Task brief> Exactly the lines from the line with "Output the Python" to the line with "from bokeh.resources import INLINE" should be extracted, both included, with no other lines.

Provided information>
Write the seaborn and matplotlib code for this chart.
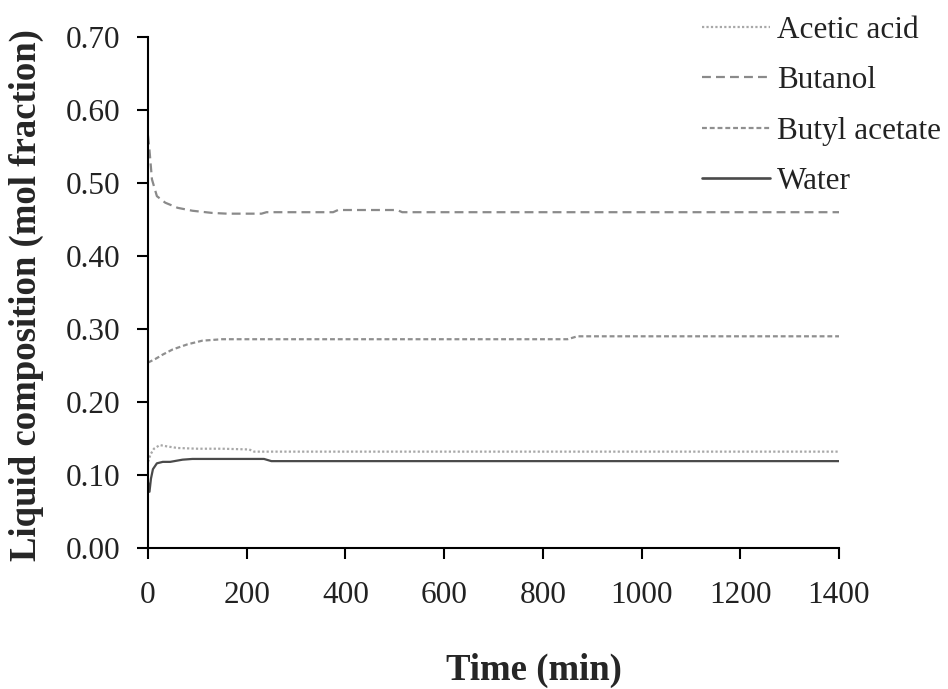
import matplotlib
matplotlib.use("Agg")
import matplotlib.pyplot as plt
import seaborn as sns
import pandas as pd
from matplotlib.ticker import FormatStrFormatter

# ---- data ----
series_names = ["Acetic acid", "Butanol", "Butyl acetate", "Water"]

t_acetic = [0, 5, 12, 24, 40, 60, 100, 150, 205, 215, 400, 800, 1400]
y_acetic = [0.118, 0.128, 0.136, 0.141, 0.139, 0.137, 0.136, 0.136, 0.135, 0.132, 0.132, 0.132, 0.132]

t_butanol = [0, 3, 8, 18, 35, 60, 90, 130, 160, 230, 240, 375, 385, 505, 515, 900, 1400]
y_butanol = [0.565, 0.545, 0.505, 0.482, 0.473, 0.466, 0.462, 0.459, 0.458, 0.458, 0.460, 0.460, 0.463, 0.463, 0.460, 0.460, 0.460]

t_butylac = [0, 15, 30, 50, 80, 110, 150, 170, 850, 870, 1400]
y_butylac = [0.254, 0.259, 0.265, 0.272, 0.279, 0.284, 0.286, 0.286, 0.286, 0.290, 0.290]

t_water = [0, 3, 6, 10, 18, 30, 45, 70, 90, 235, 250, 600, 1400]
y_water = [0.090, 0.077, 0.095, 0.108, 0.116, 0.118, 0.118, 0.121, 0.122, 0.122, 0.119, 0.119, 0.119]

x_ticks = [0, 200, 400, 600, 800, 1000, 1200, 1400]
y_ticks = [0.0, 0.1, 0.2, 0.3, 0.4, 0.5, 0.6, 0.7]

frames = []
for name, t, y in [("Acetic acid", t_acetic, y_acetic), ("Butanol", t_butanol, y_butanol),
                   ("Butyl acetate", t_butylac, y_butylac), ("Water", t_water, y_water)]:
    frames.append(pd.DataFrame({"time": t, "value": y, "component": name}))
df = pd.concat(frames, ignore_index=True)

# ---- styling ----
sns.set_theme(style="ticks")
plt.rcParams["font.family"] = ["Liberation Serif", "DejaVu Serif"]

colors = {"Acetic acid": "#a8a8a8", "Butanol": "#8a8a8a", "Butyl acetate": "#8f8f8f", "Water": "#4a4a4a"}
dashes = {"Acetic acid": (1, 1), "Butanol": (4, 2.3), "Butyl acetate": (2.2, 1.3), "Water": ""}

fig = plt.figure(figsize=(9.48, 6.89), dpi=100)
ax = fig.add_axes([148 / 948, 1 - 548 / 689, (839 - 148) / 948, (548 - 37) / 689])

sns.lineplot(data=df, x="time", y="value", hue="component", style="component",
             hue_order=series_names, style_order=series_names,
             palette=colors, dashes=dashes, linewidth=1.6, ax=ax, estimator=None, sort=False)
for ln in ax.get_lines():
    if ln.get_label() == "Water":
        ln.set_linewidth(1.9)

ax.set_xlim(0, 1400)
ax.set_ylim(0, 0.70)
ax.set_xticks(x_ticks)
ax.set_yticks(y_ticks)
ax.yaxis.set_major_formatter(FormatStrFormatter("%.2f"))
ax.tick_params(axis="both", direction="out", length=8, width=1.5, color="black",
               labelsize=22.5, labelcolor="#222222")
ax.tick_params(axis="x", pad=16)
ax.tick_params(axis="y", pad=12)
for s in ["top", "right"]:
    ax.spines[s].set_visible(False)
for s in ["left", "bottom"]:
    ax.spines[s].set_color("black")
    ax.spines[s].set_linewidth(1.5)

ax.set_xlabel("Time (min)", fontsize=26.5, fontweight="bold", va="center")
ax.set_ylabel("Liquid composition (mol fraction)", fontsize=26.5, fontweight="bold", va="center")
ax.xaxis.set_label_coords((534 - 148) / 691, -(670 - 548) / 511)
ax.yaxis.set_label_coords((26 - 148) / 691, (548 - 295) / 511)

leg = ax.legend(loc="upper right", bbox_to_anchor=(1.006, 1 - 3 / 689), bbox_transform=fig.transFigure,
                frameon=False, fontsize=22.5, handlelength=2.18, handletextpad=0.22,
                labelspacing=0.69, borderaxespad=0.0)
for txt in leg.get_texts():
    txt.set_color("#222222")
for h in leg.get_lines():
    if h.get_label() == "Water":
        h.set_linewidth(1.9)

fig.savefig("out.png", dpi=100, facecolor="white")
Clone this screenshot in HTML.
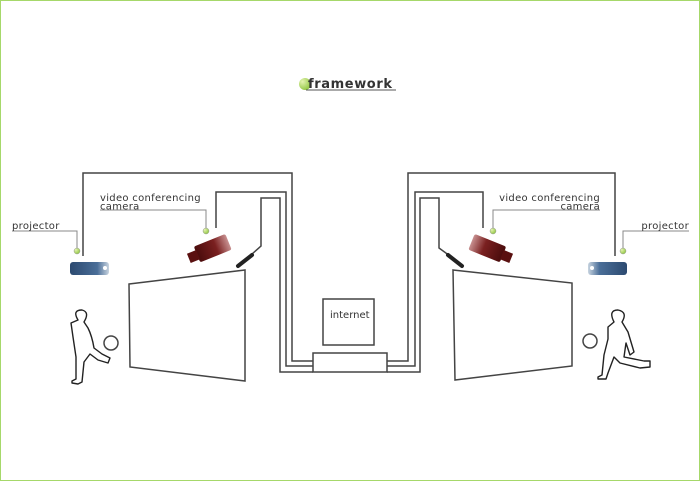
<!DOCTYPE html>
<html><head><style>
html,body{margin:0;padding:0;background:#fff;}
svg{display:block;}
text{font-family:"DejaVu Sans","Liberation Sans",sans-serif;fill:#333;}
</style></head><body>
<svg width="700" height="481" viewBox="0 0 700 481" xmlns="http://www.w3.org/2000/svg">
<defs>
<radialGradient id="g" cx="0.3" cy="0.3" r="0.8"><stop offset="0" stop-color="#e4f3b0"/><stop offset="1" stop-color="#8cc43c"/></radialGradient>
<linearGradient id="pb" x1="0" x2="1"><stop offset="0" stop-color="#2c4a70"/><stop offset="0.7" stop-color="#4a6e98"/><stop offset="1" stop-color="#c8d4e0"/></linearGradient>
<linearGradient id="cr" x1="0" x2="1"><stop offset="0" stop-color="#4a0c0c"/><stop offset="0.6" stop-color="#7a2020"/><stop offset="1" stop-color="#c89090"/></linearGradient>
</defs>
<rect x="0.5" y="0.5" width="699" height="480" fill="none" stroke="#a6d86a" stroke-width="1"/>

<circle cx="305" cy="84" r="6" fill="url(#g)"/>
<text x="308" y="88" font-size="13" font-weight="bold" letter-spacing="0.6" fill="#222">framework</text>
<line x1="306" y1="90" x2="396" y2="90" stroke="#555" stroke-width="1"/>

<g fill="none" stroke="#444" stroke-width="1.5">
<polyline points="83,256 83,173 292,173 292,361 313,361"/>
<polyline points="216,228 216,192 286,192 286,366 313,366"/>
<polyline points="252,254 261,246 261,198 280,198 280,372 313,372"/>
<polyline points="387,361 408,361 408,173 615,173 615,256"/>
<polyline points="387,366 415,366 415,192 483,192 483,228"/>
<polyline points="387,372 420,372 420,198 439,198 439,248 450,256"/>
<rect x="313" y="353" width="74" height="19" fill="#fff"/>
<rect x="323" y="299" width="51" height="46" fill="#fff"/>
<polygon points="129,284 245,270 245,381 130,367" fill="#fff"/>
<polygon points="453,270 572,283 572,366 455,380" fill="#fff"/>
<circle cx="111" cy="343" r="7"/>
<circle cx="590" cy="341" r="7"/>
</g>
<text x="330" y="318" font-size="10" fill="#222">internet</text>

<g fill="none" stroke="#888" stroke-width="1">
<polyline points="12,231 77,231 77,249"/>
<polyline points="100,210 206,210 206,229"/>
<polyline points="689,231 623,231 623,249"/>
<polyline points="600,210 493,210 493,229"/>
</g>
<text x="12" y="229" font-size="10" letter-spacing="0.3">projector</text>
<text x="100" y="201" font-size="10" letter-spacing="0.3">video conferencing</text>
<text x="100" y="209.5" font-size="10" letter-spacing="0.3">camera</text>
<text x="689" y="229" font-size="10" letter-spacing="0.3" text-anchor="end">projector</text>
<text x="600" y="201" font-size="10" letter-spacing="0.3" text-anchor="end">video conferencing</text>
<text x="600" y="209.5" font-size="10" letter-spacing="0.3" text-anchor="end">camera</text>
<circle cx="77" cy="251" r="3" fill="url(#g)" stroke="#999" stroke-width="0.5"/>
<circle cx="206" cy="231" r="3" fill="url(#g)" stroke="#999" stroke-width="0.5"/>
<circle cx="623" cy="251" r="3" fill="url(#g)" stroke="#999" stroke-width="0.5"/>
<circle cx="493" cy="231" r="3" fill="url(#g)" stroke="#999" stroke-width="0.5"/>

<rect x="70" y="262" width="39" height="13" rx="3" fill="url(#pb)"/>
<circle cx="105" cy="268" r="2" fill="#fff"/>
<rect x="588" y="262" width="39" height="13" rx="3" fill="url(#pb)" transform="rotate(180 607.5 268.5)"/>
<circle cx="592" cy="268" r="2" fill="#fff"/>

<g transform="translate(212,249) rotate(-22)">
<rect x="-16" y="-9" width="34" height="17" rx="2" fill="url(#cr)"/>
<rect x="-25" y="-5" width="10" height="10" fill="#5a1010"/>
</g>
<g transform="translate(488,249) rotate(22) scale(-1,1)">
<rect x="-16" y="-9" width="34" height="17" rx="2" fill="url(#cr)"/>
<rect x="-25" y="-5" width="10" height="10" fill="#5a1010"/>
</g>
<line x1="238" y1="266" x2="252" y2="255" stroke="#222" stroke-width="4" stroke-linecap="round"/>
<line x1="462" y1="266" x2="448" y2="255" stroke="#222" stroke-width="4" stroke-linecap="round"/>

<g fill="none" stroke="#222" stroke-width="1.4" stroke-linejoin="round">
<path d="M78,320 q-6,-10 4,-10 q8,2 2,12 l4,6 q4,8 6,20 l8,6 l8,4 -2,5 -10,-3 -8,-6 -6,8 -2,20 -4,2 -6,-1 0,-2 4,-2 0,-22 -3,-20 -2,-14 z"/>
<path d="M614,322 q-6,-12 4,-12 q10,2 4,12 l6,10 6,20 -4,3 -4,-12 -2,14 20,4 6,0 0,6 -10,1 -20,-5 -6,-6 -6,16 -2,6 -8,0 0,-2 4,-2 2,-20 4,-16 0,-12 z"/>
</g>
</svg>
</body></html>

* * *

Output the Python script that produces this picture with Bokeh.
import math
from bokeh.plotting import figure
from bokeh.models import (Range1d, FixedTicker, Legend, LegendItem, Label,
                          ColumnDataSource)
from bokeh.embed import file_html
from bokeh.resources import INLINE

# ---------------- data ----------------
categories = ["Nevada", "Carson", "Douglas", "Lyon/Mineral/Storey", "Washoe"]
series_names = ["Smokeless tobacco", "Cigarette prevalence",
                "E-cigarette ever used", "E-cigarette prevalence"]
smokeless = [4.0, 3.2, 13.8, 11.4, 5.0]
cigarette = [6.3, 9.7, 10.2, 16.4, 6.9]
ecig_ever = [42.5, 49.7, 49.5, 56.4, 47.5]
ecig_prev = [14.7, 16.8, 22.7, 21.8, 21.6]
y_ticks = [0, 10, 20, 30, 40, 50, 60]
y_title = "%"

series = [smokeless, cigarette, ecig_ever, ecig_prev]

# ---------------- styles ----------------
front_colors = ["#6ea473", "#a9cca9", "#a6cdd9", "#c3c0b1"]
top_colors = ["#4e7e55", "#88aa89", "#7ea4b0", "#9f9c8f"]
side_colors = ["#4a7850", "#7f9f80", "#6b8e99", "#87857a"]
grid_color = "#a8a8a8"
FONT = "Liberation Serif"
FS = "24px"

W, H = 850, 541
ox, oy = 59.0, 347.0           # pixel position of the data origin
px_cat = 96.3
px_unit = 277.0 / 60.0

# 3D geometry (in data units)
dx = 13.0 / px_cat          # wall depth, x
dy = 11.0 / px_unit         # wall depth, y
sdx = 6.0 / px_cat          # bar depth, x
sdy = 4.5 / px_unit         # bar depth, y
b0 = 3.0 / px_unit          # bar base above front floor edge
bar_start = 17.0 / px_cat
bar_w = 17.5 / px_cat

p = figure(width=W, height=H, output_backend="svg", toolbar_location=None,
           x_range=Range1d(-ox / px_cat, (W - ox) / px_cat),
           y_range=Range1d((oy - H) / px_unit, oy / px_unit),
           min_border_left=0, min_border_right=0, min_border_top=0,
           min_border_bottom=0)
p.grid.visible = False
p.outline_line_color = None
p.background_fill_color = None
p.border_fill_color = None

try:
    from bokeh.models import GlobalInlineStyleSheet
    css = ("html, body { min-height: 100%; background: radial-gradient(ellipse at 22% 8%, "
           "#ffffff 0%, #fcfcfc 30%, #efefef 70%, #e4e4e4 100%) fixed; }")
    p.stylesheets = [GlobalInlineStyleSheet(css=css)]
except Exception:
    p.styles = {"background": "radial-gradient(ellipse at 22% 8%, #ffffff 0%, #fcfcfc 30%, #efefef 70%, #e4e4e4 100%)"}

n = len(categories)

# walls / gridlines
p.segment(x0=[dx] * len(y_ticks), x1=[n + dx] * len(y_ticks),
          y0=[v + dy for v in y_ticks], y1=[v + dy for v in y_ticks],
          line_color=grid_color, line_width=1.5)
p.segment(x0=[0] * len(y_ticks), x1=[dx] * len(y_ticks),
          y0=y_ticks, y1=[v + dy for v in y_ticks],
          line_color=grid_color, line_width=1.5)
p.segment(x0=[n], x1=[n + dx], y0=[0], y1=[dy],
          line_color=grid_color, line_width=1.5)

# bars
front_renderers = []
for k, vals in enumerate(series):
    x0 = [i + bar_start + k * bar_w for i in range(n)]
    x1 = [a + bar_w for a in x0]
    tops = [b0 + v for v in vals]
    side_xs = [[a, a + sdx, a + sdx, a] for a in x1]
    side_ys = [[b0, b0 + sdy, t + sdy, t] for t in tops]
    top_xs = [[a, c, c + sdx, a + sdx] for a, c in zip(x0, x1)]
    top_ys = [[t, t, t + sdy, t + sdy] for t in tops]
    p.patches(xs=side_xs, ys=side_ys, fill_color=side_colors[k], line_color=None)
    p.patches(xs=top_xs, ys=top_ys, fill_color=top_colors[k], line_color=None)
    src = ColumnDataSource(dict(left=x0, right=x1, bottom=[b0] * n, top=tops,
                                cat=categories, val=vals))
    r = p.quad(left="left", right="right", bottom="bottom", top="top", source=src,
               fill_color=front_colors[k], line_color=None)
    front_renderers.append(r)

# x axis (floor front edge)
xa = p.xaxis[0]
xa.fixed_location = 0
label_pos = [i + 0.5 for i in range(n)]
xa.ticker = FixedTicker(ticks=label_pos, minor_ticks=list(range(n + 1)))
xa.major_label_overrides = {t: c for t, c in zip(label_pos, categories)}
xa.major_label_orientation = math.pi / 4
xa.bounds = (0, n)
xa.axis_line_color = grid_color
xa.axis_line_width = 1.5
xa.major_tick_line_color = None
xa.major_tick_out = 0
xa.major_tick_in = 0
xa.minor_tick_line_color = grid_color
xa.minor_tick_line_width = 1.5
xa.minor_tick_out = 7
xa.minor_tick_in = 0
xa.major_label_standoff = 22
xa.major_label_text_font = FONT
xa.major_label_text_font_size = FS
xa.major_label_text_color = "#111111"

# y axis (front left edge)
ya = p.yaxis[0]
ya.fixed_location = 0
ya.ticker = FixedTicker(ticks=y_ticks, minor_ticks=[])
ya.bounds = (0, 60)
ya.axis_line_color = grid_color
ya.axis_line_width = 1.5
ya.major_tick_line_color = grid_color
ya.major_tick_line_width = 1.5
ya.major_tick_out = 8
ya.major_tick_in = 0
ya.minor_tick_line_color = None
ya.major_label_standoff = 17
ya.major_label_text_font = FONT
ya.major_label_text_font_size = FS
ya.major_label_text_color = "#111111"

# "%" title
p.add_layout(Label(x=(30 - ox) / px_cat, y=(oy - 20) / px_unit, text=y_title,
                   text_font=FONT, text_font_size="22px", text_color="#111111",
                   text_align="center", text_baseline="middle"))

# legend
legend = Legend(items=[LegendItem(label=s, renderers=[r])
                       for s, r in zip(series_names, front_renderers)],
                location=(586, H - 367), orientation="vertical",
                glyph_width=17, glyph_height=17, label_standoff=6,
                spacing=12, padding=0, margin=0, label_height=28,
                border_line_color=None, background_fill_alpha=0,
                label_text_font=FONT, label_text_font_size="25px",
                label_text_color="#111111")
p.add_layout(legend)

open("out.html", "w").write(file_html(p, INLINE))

Output of the task>
Output the Python script that produces this picture with Bokeh.
import math
from bokeh.plotting import figure
from bokeh.models import (Range1d, FixedTicker, Legend, LegendItem, Label,
                          ColumnDataSource)
from bokeh.embed import file_html
from bokeh.resources import INLINE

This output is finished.